Btw he sister thing sorted itself out, phew (but sometimes is such a relief to live in a different country than your family)
The misty Isle of Bumcream is a beautiful spot, Morgor but it's full of assholes
A shitty class of clientelle alright.
The bum cream aisle has reminded me of a story my cousin told me about a friend of her's - who was living in London at the time.
This woman had a young child who basically didn't talk ( I assumed from the conversation that child was three-ish). No one knew why - child of a doctor and a dentist, normal in every other respect.
Anyway, one day woman and child were in Boots. Things were being processed by check-out person. A deep voice was heard from beneath counter as a tube of cream went across counter - 'that's for Mummy's sore bottom, it's called thrush.'
FIRST WORDS UTTERED.EVER.
I think they put the no talking down to the child having the deep voice.

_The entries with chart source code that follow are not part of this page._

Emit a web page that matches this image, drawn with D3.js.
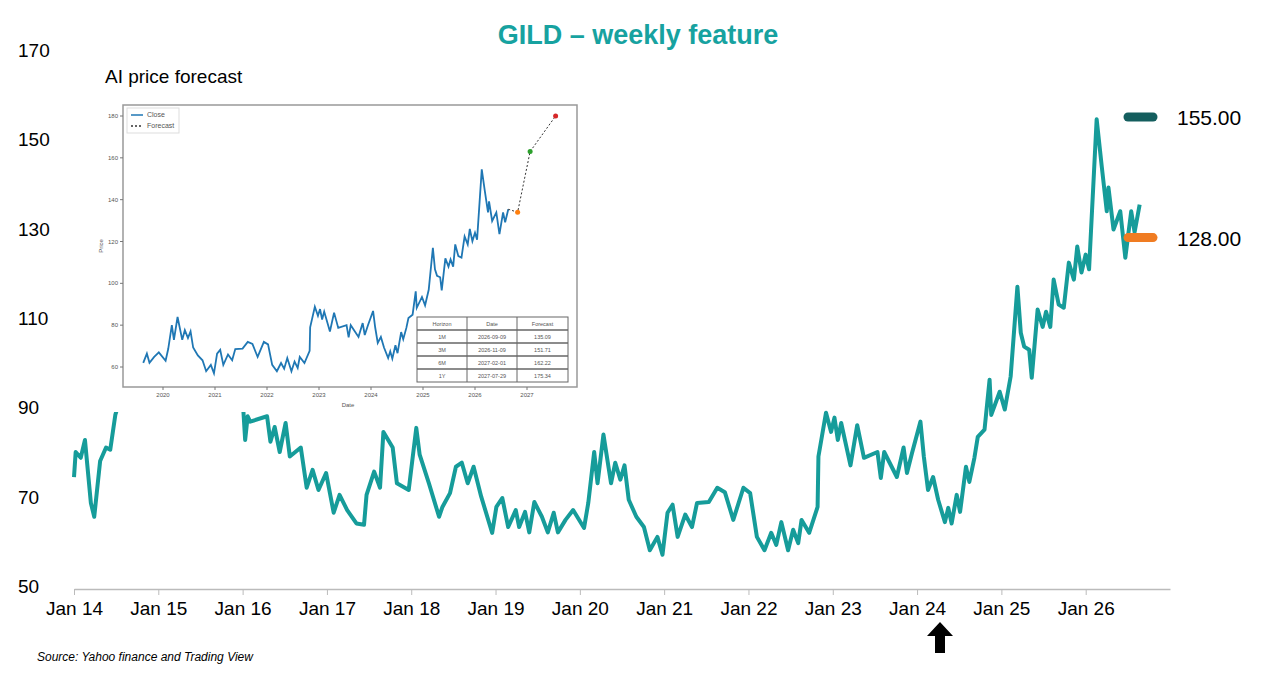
<!DOCTYPE html>
<html><head><meta charset="utf-8">
<script src="https://cdn.jsdelivr.net/npm/d3@7"></script>
<style>body{margin:0;background:#fff;font-family:"Liberation Sans",Arial,sans-serif}</style>
</head><body><svg id="c" width="1267" height="681"></svg>
<script>
const yearTicks=[2014,2015,2016,2017,2018,2019,2020,2021,2022,2023,2024,2025,2026];
const yearLabels=["Jan 14","Jan 15","Jan 16","Jan 17","Jan 18","Jan 19","Jan 20","Jan 21","Jan 22","Jan 23","Jan 24","Jan 25","Jan 26"];
const yTicks=[50,70,90,110,130,150,170];
const dates=[2014.00,2014.02,2014.08,2014.13,2014.20,2014.24,2014.31,2014.38,2014.43,2014.49,2014.6,2014.75,2014.9,2015.1,2015.3,2015.5,2015.7,2015.85,2016.00,2016.03,2016.06,2016.09,2016.29,2016.33,2016.38,2016.44,2016.51,2016.56,2016.69,2016.76,2016.83,2016.90,2016.99,2017.08,2017.15,2017.24,2017.35,2017.44,2017.47,2017.56,2017.63,2017.67,2017.78,2017.83,2017.97,2018.06,2018.10,2018.21,2018.33,2018.37,2018.46,2018.53,2018.60,2018.67,2018.74,2018.83,2018.96,2019.01,2019.08,2019.15,2019.24,2019.28,2019.35,2019.40,2019.46,2019.55,2019.62,2019.69,2019.74,2019.83,2019.92,2020.05,2020.10,2020.17,2020.21,2020.28,2020.37,2020.42,2020.48,2020.53,2020.58,2020.67,2020.76,2020.83,2020.92,2020.98,2021.04,2021.10,2021.16,2021.25,2021.33,2021.39,2021.53,2021.63,2021.72,2021.82,2021.94,2022.02,2022.10,2022.19,2022.27,2022.33,2022.39,2022.47,2022.53,2022.59,2022.63,2022.72,2022.82,2022.83,2022.92,2022.98,2023.02,2023.06,2023.10,2023.21,2023.29,2023.37,2023.53,2023.57,2023.61,2023.76,2023.84,2023.88,2023.94,2024.04,2024.08,2024.13,2024.19,2024.25,2024.33,2024.37,2024.41,2024.47,2024.51,2024.58,2024.62,2024.68,2024.72,2024.80,2024.86,2024.88,2024.98,2025.04,2025.11,2025.19,2025.23,2025.27,2025.33,2025.36,2025.43,2025.49,2025.53,2025.58,2025.62,2025.68,2025.74,2025.80,2025.86,2025.90,2025.95,2026.00,2026.04,2026.13,2026.19,2026.25,2026.27,2026.33,2026.41,2026.47,2026.54,2026.58,2026.64];
const prices=[74.4,80,78.7,82.7,68.6,65.5,78,81,80.5,88.3,95,105,100,105,110,118,100,95,92,82.7,88,86.8,88,82.3,85.6,80,86.5,79,81,72,76,71.5,75.3,66.4,70.4,67,64,63.7,70.4,75.6,72,84.5,81,73,71.5,85.4,79.4,73,65.5,67.7,70.8,76.7,77.6,73,76.7,70,61.9,67.7,69.7,63.2,67,63.2,66.6,62,68.8,65.5,62,66.4,62,64.8,67,63,68.6,80,73,83.9,73,77.6,73.8,77,69.3,65.5,63.2,58,61,57,66.4,68.2,61,66,63.2,68.6,68.8,72,71,64.8,72,70.8,61,58,61.9,59.2,64.3,58,62.6,59.6,64.8,61.9,67.7,79,88.8,84.5,87.7,82.7,86.5,77,86,78.7,80,74.2,80,74.4,81,75.3,79.8,86.8,79,71.5,74.4,69.3,64.3,67.5,64,70.4,66.6,76.7,73.3,78.7,83.4,85,96.2,88.3,93.5,89.5,96.9,117,106.7,103.6,102.9,96.6,111.9,108,111.4,108,118.6,113,112.3,122.4,118.6,126,120.2,124.2,120.9,154.5,144,133.9,139.2,129.8,133.9,123.5,133.9,129.2,135.4];
const markerValues=[155.00,128.00];
const insetYTicks=[60,80,100,120,140,160,180];
const insetXTicks=[2020,2021,2022,2023,2024,2025,2026,2027];
const fcDates=[2026.64,2026.82,2027.06,2027.55];
const fcValues=[135.4,134,163,180];
const tableHead=["Horizon","Date","Forecast"];
const tableRows=[["1M","2026-09-09","135.09"],["3M","2026-11-09","151.71"],["6M","2027-02-01","162.22"],["1Y","2027-07-29","175.34"]];

const svg=d3.select("#c");
const x=d3.scaleLinear().domain([2014,2027]).range([74,1170]);
const y=d3.scaleLinear().domain([50,170]).range([586,50]);
const data=dates.map((d,i)=>[d,prices[i]]);

svg.append("text").attr("x",638).attr("y",44).attr("text-anchor","middle").attr("fill","#17a2a0")
 .attr("font-size",27).attr("font-weight","bold").text("GILD – weekly feature");

const ya=svg.append("g");
yTicks.forEach(t=>ya.append("text").attr("x",18).attr("y",y(t)+7).attr("font-size",19).attr("fill","#000").text(t));

const xa=svg.append("g").attr("transform","translate(0,589)")
 .call(d3.axisBottom(x).tickValues(yearTicks).tickFormat((d,i)=>yearLabels[i]).tickSize(6).tickSizeOuter(0));
xa.select(".domain").attr("stroke","#bbb").attr("stroke-width",1.5);
xa.selectAll(".tick line").attr("stroke","#bbb");
xa.selectAll("text").attr("font-size",19).attr("fill","#000").attr("font-family","Liberation Sans, Arial").attr("y",10).attr("dy","0.85em");

svg.append("path").datum(data).attr("fill","none").attr("stroke","#169c9a").attr("stroke-width",4)
 .attr("stroke-linejoin","round").attr("d",d3.line().x(d=>x(d[0])).y(d=>y(d[1])));

const mc=["#145e5e","#f07c22"];
markerValues.forEach((v,i)=>{
 svg.append("line").attr("x1",1128).attr("x2",1153).attr("y1",y(v)).attr("y2",y(v)).attr("stroke",mc[i]).attr("stroke-width",9).attr("stroke-linecap","round");
 svg.append("text").attr("x",1177).attr("y",y(v)+8).attr("font-size",21).text(v.toFixed(2));
});

svg.append("text").attr("x",105).attr("y",83).attr("font-size",19).text("AI price forecast");

// inset
const ins=svg.append("g");
ins.append("rect").attr("x",95).attr("y",100).attr("width",490).attr("height",312).attr("fill","#fff");
const ix=d3.scaleLinear().domain([2020,2027]).range([163,527]);
const iy=d3.scaleLinear().domain([60,180]).range([367,116]);
ins.append("rect").attr("x",123).attr("y",105).attr("width",454).attr("height",282).attr("fill","none").attr("stroke","#999").attr("stroke-width",1.5);
insetYTicks.forEach(t=>{ins.append("text").attr("x",118).attr("y",iy(t)+2).attr("text-anchor","end").attr("font-size",6).attr("fill","#555").text(t);
 ins.append("line").attr("x1",120).attr("x2",123).attr("y1",iy(t)).attr("y2",iy(t)).attr("stroke","#777");});
insetXTicks.forEach(t=>{ins.append("text").attr("x",ix(t)).attr("y",397).attr("text-anchor","middle").attr("font-size",6).attr("fill","#555").text(t);
 ins.append("line").attr("x1",ix(t)).attr("x2",ix(t)).attr("y1",387).attr("y2",390).attr("stroke","#777");});
ins.append("text").attr("x",348).attr("y",407).attr("text-anchor","middle").attr("font-size",6).attr("fill","#555").text("Date");
ins.append("text").attr("transform","translate(103,246) rotate(-90)").attr("text-anchor","middle").attr("font-size",6).attr("fill","#555").text("Price");
const idata=data.filter(d=>d[0]>=2019.6);
ins.append("path").datum(idata).attr("fill","none").attr("stroke","#1f77b4").attr("stroke-width",1.8)
 .attr("d",d3.line().x(d=>ix(d[0])).y(d=>iy(d[1])));
const fd=fcDates.map((d,i)=>[d,fcValues[i]]);
ins.append("path").datum(fd).attr("fill","none").attr("stroke","#333").attr("stroke-width",1).attr("stroke-dasharray","2,2")
 .attr("d",d3.line().x(d=>ix(d[0])).y(d=>iy(d[1])));
const fcc=["#ff7f0e","#2ca02c","#d62728"];
fd.slice(1).forEach((d,i)=>ins.append("circle").attr("cx",ix(d[0])).attr("cy",iy(d[1])).attr("r",2.5).attr("fill",fcc[i]));
// legend
ins.append("rect").attr("x",127).attr("y",108).attr("width",52).attr("height",25).attr("fill","#fff").attr("stroke","#ddd");
ins.append("line").attr("x1",131).attr("x2",143).attr("y1",115).attr("y2",115).attr("stroke","#1f77b4").attr("stroke-width",1.5);
ins.append("line").attr("x1",131).attr("x2",143).attr("y1",126).attr("y2",126).attr("stroke","#333").attr("stroke-width",1.5).attr("stroke-dasharray","2,2");
ins.append("text").attr("x",147).attr("y",117).attr("font-size",7).attr("fill","#555").text("Close");
ins.append("text").attr("x",147).attr("y",128).attr("font-size",7).attr("fill","#555").text("Forecast");
// table
const tx=[417,467,517,568], ty0=317, rh=13;
ins.append("rect").attr("x",417).attr("y",ty0).attr("width",151).attr("height",rh*5).attr("fill","#fff").attr("stroke","#666");
for(let r=1;r<5;r++) ins.append("line").attr("x1",417).attr("x2",568).attr("y1",ty0+r*rh).attr("y2",ty0+r*rh).attr("stroke","#666").attr("stroke-width",1.5);
[467,517].forEach(cx=>ins.append("line").attr("x1",cx).attr("x2",cx).attr("y1",ty0).attr("y2",ty0+rh*5).attr("stroke","#666"));
[tableHead,...tableRows].forEach((row,r)=>row.forEach((c,j)=>ins.append("text").attr("x",(tx[j]+tx[j+1])/2).attr("y",ty0+r*rh+9)
 .attr("text-anchor","middle").attr("font-size",5.5).attr("fill","#555").text(c)));

// arrow
svg.append("path").attr("d","M940,622 L953,636 L945,636 L945,653 L935,653 L935,636 L927,636 Z").attr("fill","#000");
svg.append("text").attr("x",37).attr("y",661).attr("font-size",12).attr("font-style","italic").text("Source: Yahoo finance and Trading View");
</script></body></html>
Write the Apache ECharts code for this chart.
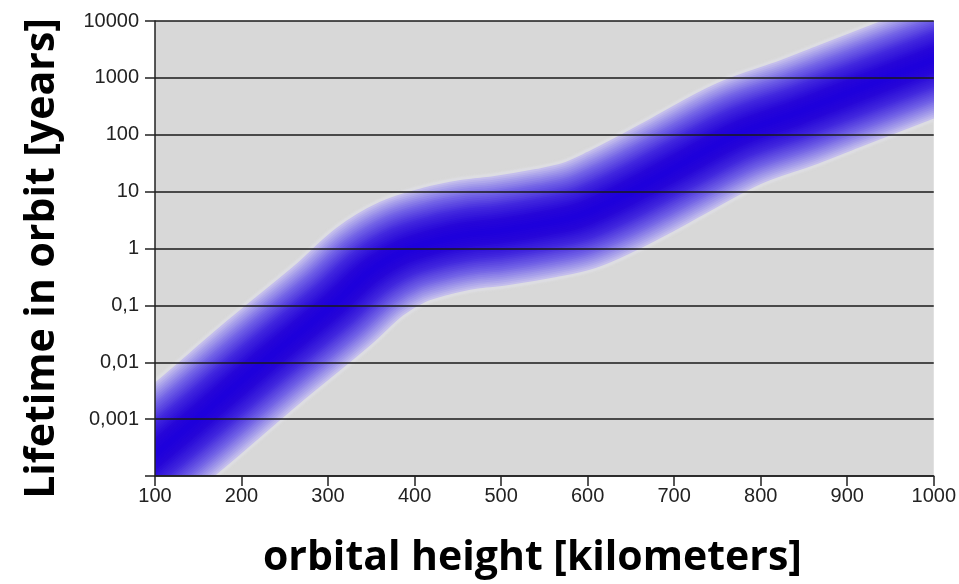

How I love that story.
"The misty Isle of Bumcream"
Sounds like the start of a Seamus Heaney poem...
Nope, more like Yeats.
I will arise and go now,
and go and scratch my hole'
Oh misty isles and craggy rocks of Bumcream, where white talc peaks tower over lush valleys and swampy vales. Sniff, not the fog, the miasma of fetid, nor linger near her treacherous caves. Oh Bumcream isle, will ye never change.
'The Isle of Soothing Cream'
by Itchy B Yeats
I will arise and go now
to the isle of Soothing Cream
An icecube I will freeze there,
and cooling bath prepare
Nine tubes of Preparation H will I have there, and latex gloves for me
Ad scratch alone with my arse quite bare.
Sniff, that was beautiful Jo, and I really hate poetry normally.
Well, it's important to have a moving subject.
Never a more pungent word was spoken.
Well, it's important to have a moving subject.
It would make application of the cream more difficult but there are those that thrive on challenges.
I hear it's a Greek sport, soon to be awarded Olympic status.